Start of COLLECTED MATERIAL

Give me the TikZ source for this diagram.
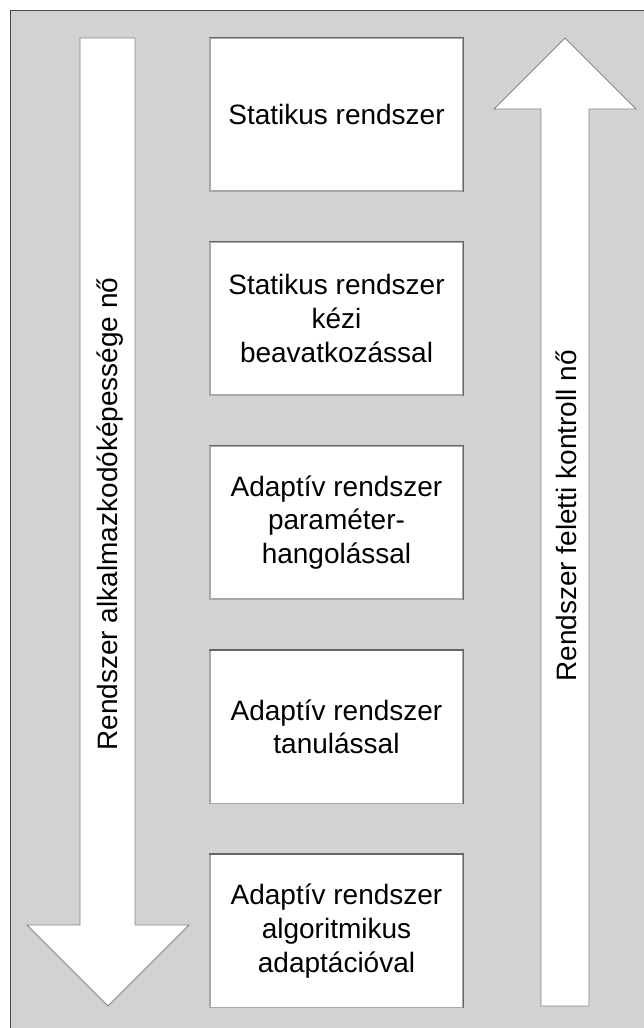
\documentclass[tikz,border=0pt]{standalone}
\usepackage{fontspec}
\setmainfont{Liberation Sans}
\definecolor{panelgray}{HTML}{D2D2D2}
\definecolor{edgedark}{HTML}{666666}
\definecolor{edgelight}{HTML}{A8A8A8}
\definecolor{framegray}{HTML}{4A4A4A}
\tikzset{
  stage/.style={draw=edgelight, line width=1.2pt, fill=white,
    minimum width=253pt, minimum height=153pt, inner sep=0pt,
    align=center, font=\fontsize{28}{33.6}\selectfont},
  bigarrow/.style={draw=edgedark!80, line width=0.9pt, fill=white, line join=miter},
  arrowtext/.style={font=\fontsize{28}{33.6}\selectfont, rotate=90, inner sep=0pt}
}
\begin{document}
\begin{tikzpicture}[x=1pt, y=-1pt]
  \useasboundingbox (0,0) rectangle (643,1028);
  % panel
  \fill[white] (0,0) rectangle (643,1028);
  \draw[framegray, line width=1.2pt, fill=panelgray] (10.5,10.5) rectangle (660,1040);

  % left arrow: adaptability grows downwards
  \draw[bigarrow] (80,38) -- (135,38) -- (135,925) -- (189,925) -- (108,1006)
    -- (27,925) -- (80,925) -- cycle;
  \node[arrowtext] (adapt) at (110,514) {Rendszer alkalmazkodóképessége nő};

  % right arrow: control grows upwards
  \draw[bigarrow] (541,1006) -- (589,1006) -- (589,109) -- (636,109) -- (565,38)
    -- (494,109) -- (541,109) -- cycle;
  \node[arrowtext] (control) at (566,516) {Rendszer feletti kontroll nő};

  % stages
  \node[stage] (b1) at (336.5,114.5) {Statikus rendszer};
  \node[stage] (b2) at (336.5,318.5) {Statikus rendszer\\kézi\\beavatkozással};
  \node[stage] (b3) at (336.5,522.5) {Adaptív rendszer\\paraméter-\\hangolással};
  \node[stage] (b4) at (336.5,727) {Adaptív rendszer\\tanulással};
  \node[stage] (b5) at (336.5,931) {Adaptív rendszer\\algoritmikus\\adaptációval};
  \foreach \n in {b1,b2,b3,b4,b5}
    \draw[edgedark, line width=1.2pt] (\n.north west) -- (\n.north east) -- (\n.south east);
\end{tikzpicture}
\end{document}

End of COLLECTED MATERIAL

_EXERCISE DESCRIPTION_. Reproduce each line exactly as it appears, omitting the pictures.

_SOLUTION TO THIS PROBLEM_.
Give me the TikZ source for this diagram.
\documentclass[tikz,border=0pt]{standalone}
\usepackage{fontspec}
\setmainfont{Liberation Sans}
\definecolor{panelgray}{HTML}{D2D2D2}
\definecolor{edgedark}{HTML}{666666}
\definecolor{edgelight}{HTML}{A8A8A8}
\definecolor{framegray}{HTML}{4A4A4A}
\tikzset{
  stage/.style={draw=edgelight, line width=1.2pt, fill=white,
    minimum width=253pt, minimum height=153pt, inner sep=0pt,
    align=center, font=\fontsize{28}{33.6}\selectfont},
  bigarrow/.style={draw=edgedark!80, line width=0.9pt, fill=white, line join=miter},
  arrowtext/.style={font=\fontsize{28}{33.6}\selectfont, rotate=90, inner sep=0pt}
}
\begin{document}
\begin{tikzpicture}[x=1pt, y=-1pt]
  \useasboundingbox (0,0) rectangle (643,1028);
  % panel
  \fill[white] (0,0) rectangle (643,1028);
  \draw[framegray, line width=1.2pt, fill=panelgray] (10.5,10.5) rectangle (660,1040);

  % left arrow: adaptability grows downwards
  \draw[bigarrow] (80,38) -- (135,38) -- (135,925) -- (189,925) -- (108,1006)
    -- (27,925) -- (80,925) -- cycle;
  \node[arrowtext] (adapt) at (110,514) {Rendszer alkalmazkodóképessége nő};

  % right arrow: control grows upwards
  \draw[bigarrow] (541,1006) -- (589,1006) -- (589,109) -- (636,109) -- (565,38)
    -- (494,109) -- (541,109) -- cycle;
  \node[arrowtext] (control) at (566,516) {Rendszer feletti kontroll nő};

  % stages
  \node[stage] (b1) at (336.5,114.5) {Statikus rendszer};
  \node[stage] (b2) at (336.5,318.5) {Statikus rendszer\\kézi\\beavatkozással};
  \node[stage] (b3) at (336.5,522.5) {Adaptív rendszer\\paraméter-\\hangolással};
  \node[stage] (b4) at (336.5,727) {Adaptív rendszer\\tanulással};
  \node[stage] (b5) at (336.5,931) {Adaptív rendszer\\algoritmikus\\adaptációval};
  \foreach \n in {b1,b2,b3,b4,b5}
    \draw[edgedark, line width=1.2pt] (\n.north west) -- (\n.north east) -- (\n.south east);
\end{tikzpicture}
\end{document}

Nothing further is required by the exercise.